The Bossa Breach: Playa d’en Bossa’s Water Treatment Plant is Pumping Sewage Into Sea at 240 Times the Permissible Level for Human Contact
The Alliance for Water has criticised the Playa d’en Bossa treatment plant, Can Bossa, for releasing untreated waste into the sea, with a faecal content equivalent to sewage and 240 times the permissible level for human contact.
Can Bossa takes all of Ibiza’s cess pit trucks, in addition to local sewage. It’s job is to treat the water and make safe. But according to the Alliance report it is being pumped untreated into the sea of the Salinas Nature reserve.
The Alliance for Water (Alianza por el Agua) made their findings public on the 5th September after their submariners had recorded video evidence of the deteriorated and leaking emissary (pipeline) on the 22nd August.
In the recording, which has been released publicly, it can be seen clearly that the emissary is in very poor condition. Several holes are visible through which the faecal matter is being released into the sea. The pipeline is also surrounded by suspended matter and the sandy bottom with pieces of plastic, “which alone demonstrates the malfunctioning of this sewage treatment plant” according to the Alliance.
“The presence of plastics shows that the sewage treatment plant has been able to discharge wastewater directly and without performing the primary and secondary treatments which are necessary for compliance with current regulations,” says the statement issued by the Alliance for Water.
The dumping area is located 1.4 kilometres from the coast, at a depth of 30 metres and is also located on the border of the Ses Salines Natural Park, an area protected by law for its important marine environment.
In the area studied by the divers, “there was a highly degraded marine environment, with a reduction or absence of Posidonia grasslands and a high proliferation of green and red generalist algae, epiphytic algae, high sedimentation and organic load on the seafloor.”, All indicative of a “high pollutant load”.
The Alliance for Water also carried out analysis that showed “values that are much higher than those established by current legislation on sewage”. The three legal parameters applied in these cases “were significantly exceeded” as shown in the table below.
The levels of nutrients were also exceeded, which “signals the poor functioning of the Can Bossa treatment plant in the summer period of August,” the statement says.
It is perhaps the excessive faecal matter measurements that will raise most immediate alarm and concern among the public.
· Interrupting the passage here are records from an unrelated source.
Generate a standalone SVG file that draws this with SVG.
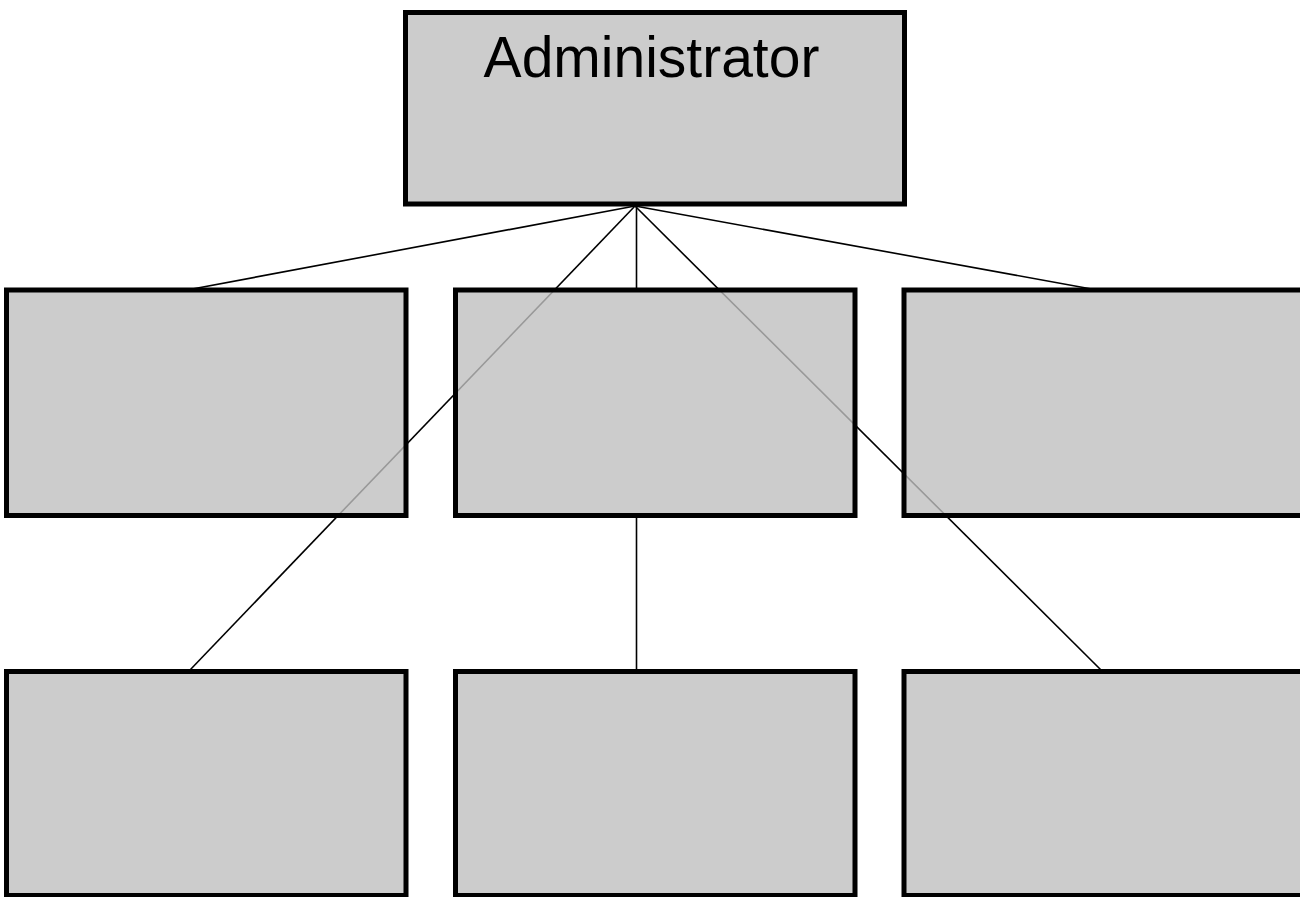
<svg xmlns="http://www.w3.org/2000/svg" width="1300" height="897" viewBox="0 0 1300 897">
<style>
.box{fill:#bfbfbf;fill-opacity:0.8;stroke:#000;stroke-width:5}
.top{fill:#cccccc;stroke:#000;stroke-width:5}
.conn line{stroke:#000;stroke-width:1.6;fill:none}
.lbl{font-family:"Liberation Sans",Arial,sans-serif;font-size:57px;fill:#000;text-anchor:middle}
</style>
<rect x="0" y="0" width="1300" height="897" fill="#fff"/>
<g id="connectors" class="conn">
<line x1="635" y1="206" x2="187" y2="290"/>
<line x1="635" y1="206" x2="1097" y2="290"/>
<line x1="636.5" y1="206" x2="636.5" y2="290"/>
<line x1="636.5" y1="515" x2="636.5" y2="671"/>
<line x1="635" y1="206" x2="190" y2="670"/>
<line x1="635" y1="206" x2="1101" y2="670"/>
</g>
<g id="admin">
<rect class="top" x="405.5" y="12.5" width="499" height="191.5"/>
<text class="lbl" x="651.5" y="77">Administrator</text>
</g>
<g id="node-r2-left"><rect class="box" x="6.5" y="290" width="399.5" height="225.5"/></g>
<g id="node-r2-mid"><rect class="box" x="455.5" y="290" width="399.5" height="225.5"/></g>
<g id="node-r2-right"><rect class="box" x="904" y="290" width="400" height="225.5"/></g>
<g id="node-r3-left"><rect class="box" x="6.5" y="671.5" width="399.5" height="224"/></g>
<g id="node-r3-mid"><rect class="box" x="455.5" y="671.5" width="399.5" height="224"/></g>
<g id="node-r3-right"><rect class="box" x="904" y="671.5" width="400" height="224"/></g>
</svg>
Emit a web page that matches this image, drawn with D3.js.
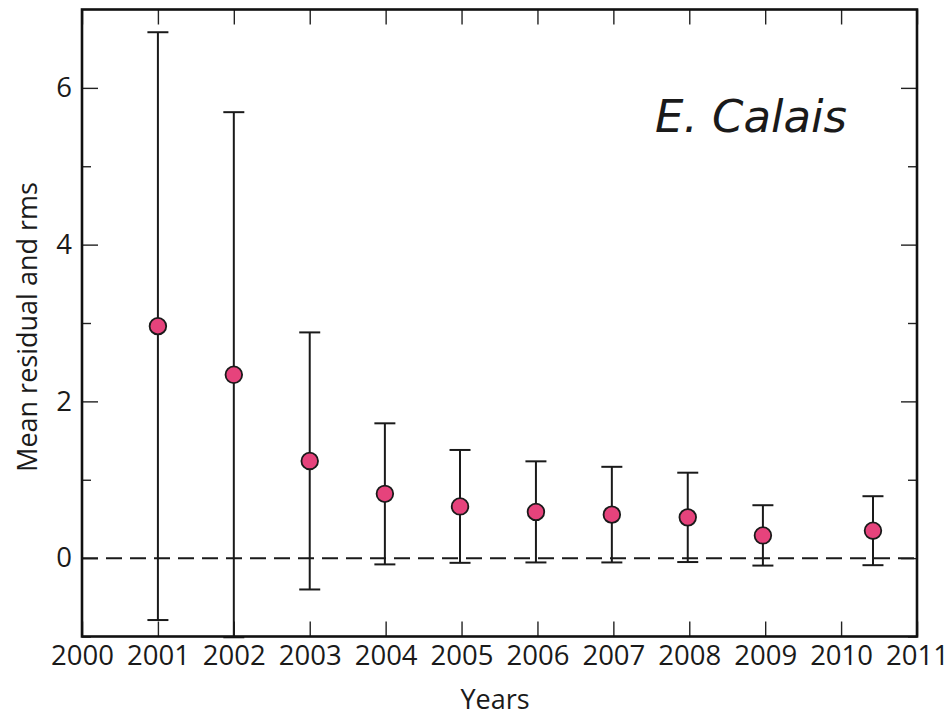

In this test the result of 241,960 units of the bacterium Escherichia coli, “when the reference value for human contact according to the current regulations is 1,000” units is 240 times more than the maximum recommended for human contact, although the spokesperson of the Alliance for Water, Juan Calvo, did say that the distance between this point and the beach “is quite large and it does not affect bathers”.
In any case, the concentration of faecal matter detected at the point of discharge “is equivalent to that of raw sewage,” Calvo summarised.
He also pointed out that the Playa d’en Bossa treatment plant “is the one that receives the tankers which empty the septic tanks of homes on the island and, therefore, is subject to an additional pressure to purify sewage water.”
The Alliance for Water has repeatedly called for the introduction of a tertiary treatment in the Can Bossa plant to avoid these situations and give agricultural output to the water it produces. “This shows more than ever the need for this action,” said Calvo, who has also asked for the “replacement of the emissary” with a new one.
The Alliance plans to repeat these dives and analysis in the coming weeks to follow up on the situation.